In June 1986 Pete Shelley released the single “Never Again”, followed by the album “Heaven and the Sea”. In 1987 he release a new song, “Do Anything”, for the film Some Kind of Wonderful. He also wrote the theme music for the intro of the Tour de France on Channel 4 TV in the UK, which was used from the late 1980s to the mid-1990s.
In 1989 Pete Shelley recorded a new version of “Homosapien”, called “Homosapien II”. The single featured four different mixes of the new recording.
He played with various other musicians during his career and briefly reunited with Howard Devoto to make the LP Buzzkunst, which was released in 2002. Pete also appeared on the 2005 debut EP by the Los Angeles band the Adored, who toured with Buzzcocks the following year.
The Buzzcocks reunited in 1989 and released a new album, “Trade Test Transmissions”, in 1993. They continued to tour and record and released the album “The Way” in 2014.
In 2005 Shelley re-recorded “Ever Fallen in Love”, as a tribute to the legendary BBC Radio DJ John Peel, with an all-star group which included Roger Daltrey, David Gilmour, Peter Hook, Sir Elton John, and Robert Plant. Proceeds from the recording went to Amnesty International.
Shelley was open about his bisexuality, and although it was suggested that his earlier same sex encounters were “a phase”, Shelley continued to identify as bisexual in later life. He was married in 1991 and divorced in 2002. His son was born in 1993.

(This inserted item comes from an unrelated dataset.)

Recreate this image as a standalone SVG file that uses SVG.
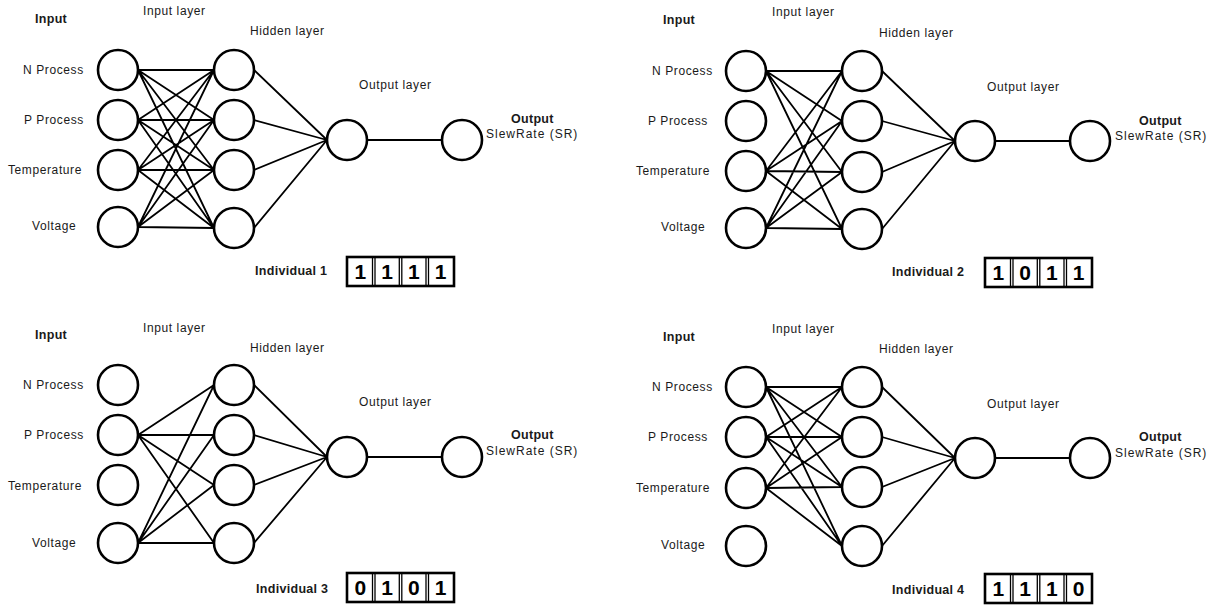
<svg xmlns="http://www.w3.org/2000/svg" width="1220" height="606" viewBox="0 0 1220 606">
<style>
  .n { fill: #fff; stroke: #000; stroke-width: 2.6; }
  .c { fill: none; stroke: #000; stroke-width: 1.8; }
  .t { font-family: "Liberation Sans", Arial, sans-serif; font-size: 12px; letter-spacing: 0.6px; fill: #1a1a1a; }
  .s { letter-spacing: 1px; }
  .b { font-family: "Liberation Sans", Arial, sans-serif; font-size: 12.5px; font-weight: bold; letter-spacing: 0.3px; fill: #1a1a1a; }
  .box { fill: #fff; stroke: #000; stroke-width: 2.6; }
  .div { stroke: #000; stroke-width: 1.3; }
  .d { font-family: "Liberation Sans", Arial, sans-serif; font-size: 21px; font-weight: bold; fill: #000; text-anchor: middle; }
</style>
<rect width="1220" height="606" fill="#fff"/>
<g id="connectors">
  <path class="c" d="M138 70L214 70M138 70L214 120M138 70L214 170M138 70L214 228M138 120L214 70M138 120L214 120M138 120L214 170M138 120L214 228M138 170L214 70M138 170L214 120M138 170L214 170M138 170L214 228M138 227L214 70M138 227L214 120M138 227L214 170M138 227L214 228M254 70L327 140M254 120L327 140M254 170L327 140M254 228L327 140M367 140L442 140"/>
  <path class="c" d="M766 71L842 71M766 71L842 121M766 71L842 172M766 71L842 229M766 171L842 71M766 171L842 121M766 171L842 172M766 171L842 229M766 228L842 71M766 228L842 121M766 228L842 172M766 228L842 229M882 71L955 141M882 121L955 141M882 172L955 141M882 229L955 141M995 141L1070 141"/>
  <path class="c" d="M138 435L214 385M138 435L214 435M138 435L214 485M138 435L214 543M138 543L214 385M138 543L214 435M138 543L214 485M138 543L214 543M254 385L327 457M254 435L327 457M254 485L327 457M254 543L327 457M367 457L442 457"/>
  <path class="c" d="M766 387L842 387M766 387L842 437M766 387L842 487M766 387L842 546M766 437L842 387M766 437L842 437M766 437L842 487M766 437L842 546M766 488L842 387M766 488L842 437M766 488L842 487M766 488L842 546M882 387L955 458M882 437L955 458M882 487L955 458M882 546L955 458M995 458L1070 458"/>
</g>

<!-- Panel 1 -->
<g id="p1-titles">
  <text class="b" x="35" y="23">Input</text>
  <text class="t" x="143" y="15">Input layer</text>
  <text class="t" x="250" y="35">Hidden layer</text>
  <text class="t" x="359" y="89">Output layer</text>
</g>
<g id="p1-in-n"><circle class="n" cx="118" cy="70" r="20"/><text class="t" x="23" y="74">N Process</text></g>
<g id="p1-in-p"><circle class="n" cx="118" cy="120" r="20"/><text class="t" x="24" y="124">P Process</text></g>
<g id="p1-in-t"><circle class="n" cx="118" cy="170" r="20"/><text class="t" x="8" y="174">Temperature</text></g>
<g id="p1-in-v"><circle class="n" cx="118" cy="227" r="20"/><text class="t" x="32" y="230">Voltage</text></g>
<g id="p1-h1"><circle class="n" cx="234" cy="70" r="20"/></g>
<g id="p1-h2"><circle class="n" cx="234" cy="120" r="20"/></g>
<g id="p1-h3"><circle class="n" cx="234" cy="170" r="20"/></g>
<g id="p1-h4"><circle class="n" cx="234" cy="228" r="20"/></g>
<g id="p1-ol"><circle class="n" cx="347" cy="140" r="20"/></g>
<g id="p1-out"><circle class="n" cx="462" cy="140" r="20"/><text class="b" x="511" y="123">Output</text><text class="t s" x="486" y="138">SlewRate (SR)</text></g>
<g id="p1-ind">
  <text class="b" x="255" y="275">Individual 1</text>
  <rect class="box" x="347" y="257" width="107" height="29"/>
  <line class="div" x1="372.5" y1="257" x2="372.5" y2="286"/><line class="div" x1="375" y1="257" x2="375" y2="286"/>
  <line class="div" x1="399.3" y1="257" x2="399.3" y2="286"/><line class="div" x1="401.8" y1="257" x2="401.8" y2="286"/>
  <line class="div" x1="426" y1="257" x2="426" y2="286"/><line class="div" x1="428.5" y1="257" x2="428.5" y2="286"/>
  <text class="d" x="360.4" y="279">1</text><text class="d" x="387.1" y="279">1</text><text class="d" x="413.9" y="279">1</text><text class="d" x="440.6" y="279">1</text>
</g>

<!-- Panel 2 -->
<g id="p2-titles">
  <text class="b" x="663" y="24">Input</text>
  <text class="t" x="772" y="16">Input layer</text>
  <text class="t" x="879" y="37">Hidden layer</text>
  <text class="t" x="987" y="91">Output layer</text>
</g>
<g id="p2-in-n"><circle class="n" cx="746" cy="71" r="20"/><text class="t" x="652" y="75">N Process</text></g>
<g id="p2-in-p"><circle class="n" cx="746" cy="121" r="20"/><text class="t" x="648" y="125">P Process</text></g>
<g id="p2-in-t"><circle class="n" cx="746" cy="171" r="20"/><text class="t" x="636" y="175">Temperature</text></g>
<g id="p2-in-v"><circle class="n" cx="746" cy="228" r="20"/><text class="t" x="661" y="231">Voltage</text></g>
<g id="p2-h1"><circle class="n" cx="862" cy="71" r="20"/></g>
<g id="p2-h2"><circle class="n" cx="862" cy="121" r="20"/></g>
<g id="p2-h3"><circle class="n" cx="862" cy="172" r="20"/></g>
<g id="p2-h4"><circle class="n" cx="862" cy="229" r="20"/></g>
<g id="p2-ol"><circle class="n" cx="975" cy="141" r="20"/></g>
<g id="p2-out"><circle class="n" cx="1090" cy="141" r="20"/><text class="b" x="1139" y="125">Output</text><text class="t s" x="1115" y="140">SlewRate (SR)</text></g>
<g id="p2-ind">
  <text class="b" x="892" y="276">Individual 2</text>
  <rect class="box" x="985" y="258" width="107" height="29"/>
  <line class="div" x1="1010.5" y1="258" x2="1010.5" y2="287"/><line class="div" x1="1013" y1="258" x2="1013" y2="287"/>
  <line class="div" x1="1037.3" y1="258" x2="1037.3" y2="287"/><line class="div" x1="1039.8" y1="258" x2="1039.8" y2="287"/>
  <line class="div" x1="1064" y1="258" x2="1064" y2="287"/><line class="div" x1="1066.5" y1="258" x2="1066.5" y2="287"/>
  <text class="d" x="998.4" y="280">1</text><text class="d" x="1025.1" y="280">0</text><text class="d" x="1051.9" y="280">1</text><text class="d" x="1078.6" y="280">1</text>
</g>

<!-- Panel 3 -->
<g id="p3-titles">
  <text class="b" x="35" y="339">Input</text>
  <text class="t" x="143" y="332">Input layer</text>
  <text class="t" x="250" y="352">Hidden layer</text>
  <text class="t" x="359" y="406">Output layer</text>
</g>
<g id="p3-in-n"><circle class="n" cx="118" cy="385" r="20"/><text class="t" x="23" y="389">N Process</text></g>
<g id="p3-in-p"><circle class="n" cx="118" cy="435" r="20"/><text class="t" x="24" y="439">P Process</text></g>
<g id="p3-in-t"><circle class="n" cx="118" cy="485" r="20"/><text class="t" x="8" y="490">Temperature</text></g>
<g id="p3-in-v"><circle class="n" cx="118" cy="543" r="20"/><text class="t" x="32" y="547">Voltage</text></g>
<g id="p3-h1"><circle class="n" cx="234" cy="385" r="20"/></g>
<g id="p3-h2"><circle class="n" cx="234" cy="435" r="20"/></g>
<g id="p3-h3"><circle class="n" cx="234" cy="485" r="20"/></g>
<g id="p3-h4"><circle class="n" cx="234" cy="543" r="20"/></g>
<g id="p3-ol"><circle class="n" cx="347" cy="457" r="20"/></g>
<g id="p3-out"><circle class="n" cx="462" cy="457" r="20"/><text class="b" x="511" y="439">Output</text><text class="t s" x="486" y="455">SlewRate (SR)</text></g>
<g id="p3-ind">
  <text class="b" x="256" y="593">Individual 3</text>
  <rect class="box" x="347" y="573" width="107" height="29"/>
  <line class="div" x1="372.5" y1="573" x2="372.5" y2="602"/><line class="div" x1="375" y1="573" x2="375" y2="602"/>
  <line class="div" x1="399.3" y1="573" x2="399.3" y2="602"/><line class="div" x1="401.8" y1="573" x2="401.8" y2="602"/>
  <line class="div" x1="426" y1="573" x2="426" y2="602"/><line class="div" x1="428.5" y1="573" x2="428.5" y2="602"/>
  <text class="d" x="360.4" y="595">0</text><text class="d" x="387.1" y="595">1</text><text class="d" x="413.9" y="595">0</text><text class="d" x="440.6" y="595">1</text>
</g>

<!-- Panel 4 -->
<g id="p4-titles">
  <text class="b" x="663" y="341">Input</text>
  <text class="t" x="772" y="333">Input layer</text>
  <text class="t" x="879" y="353">Hidden layer</text>
  <text class="t" x="987" y="408">Output layer</text>
</g>
<g id="p4-in-n"><circle class="n" cx="746" cy="387" r="20"/><text class="t" x="652" y="391">N Process</text></g>
<g id="p4-in-p"><circle class="n" cx="746" cy="437" r="20"/><text class="t" x="648" y="441">P Process</text></g>
<g id="p4-in-t"><circle class="n" cx="746" cy="488" r="20"/><text class="t" x="636" y="492">Temperature</text></g>
<g id="p4-in-v"><circle class="n" cx="746" cy="546" r="20"/><text class="t" x="661" y="549">Voltage</text></g>
<g id="p4-h1"><circle class="n" cx="862" cy="387" r="20"/></g>
<g id="p4-h2"><circle class="n" cx="862" cy="437" r="20"/></g>
<g id="p4-h3"><circle class="n" cx="862" cy="487" r="20"/></g>
<g id="p4-h4"><circle class="n" cx="862" cy="546" r="20"/></g>
<g id="p4-ol"><circle class="n" cx="975" cy="458" r="20"/></g>
<g id="p4-out"><circle class="n" cx="1090" cy="458" r="20"/><text class="b" x="1139" y="441">Output</text><text class="t s" x="1115" y="457">SlewRate (SR)</text></g>
<g id="p4-ind">
  <text class="b" x="892" y="594">Individual 4</text>
  <rect class="box" x="985" y="574" width="107" height="29"/>
  <line class="div" x1="1010.5" y1="574" x2="1010.5" y2="603"/><line class="div" x1="1013" y1="574" x2="1013" y2="603"/>
  <line class="div" x1="1037.3" y1="574" x2="1037.3" y2="603"/><line class="div" x1="1039.8" y1="574" x2="1039.8" y2="603"/>
  <line class="div" x1="1064" y1="574" x2="1064" y2="603"/><line class="div" x1="1066.5" y1="574" x2="1066.5" y2="603"/>
  <text class="d" x="998.4" y="596">1</text><text class="d" x="1025.1" y="596">1</text><text class="d" x="1051.9" y="596">1</text><text class="d" x="1078.6" y="596">0</text>
</g>
</svg>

He moved to Tallinn, Estonia, in 2012 with his second wife, Greta, an Estonian, preferring the less hectic pace there to London.
Pete Shelley died there of a suspected heart attack on the morning of December 6, 2018, aged 63. His music inspired generations of musicians over a five-decade career.
It has been said that The Buzzcocks were one of the most influential bands to emerge from the initial wave of punk rock, with echoes of their music being heard in bands from Hüsker Dü to Nirvana.
The Buzzcocks were inspired by the energy of the Sex Pistols’ but didn’t copy their angry political stance. Instead, they put an intense, brilliant energy to the three-minute pop song with Pete Shelley’s anguished and funny lyrics about adolescence and love being some of the best and smartest of his, if not any era.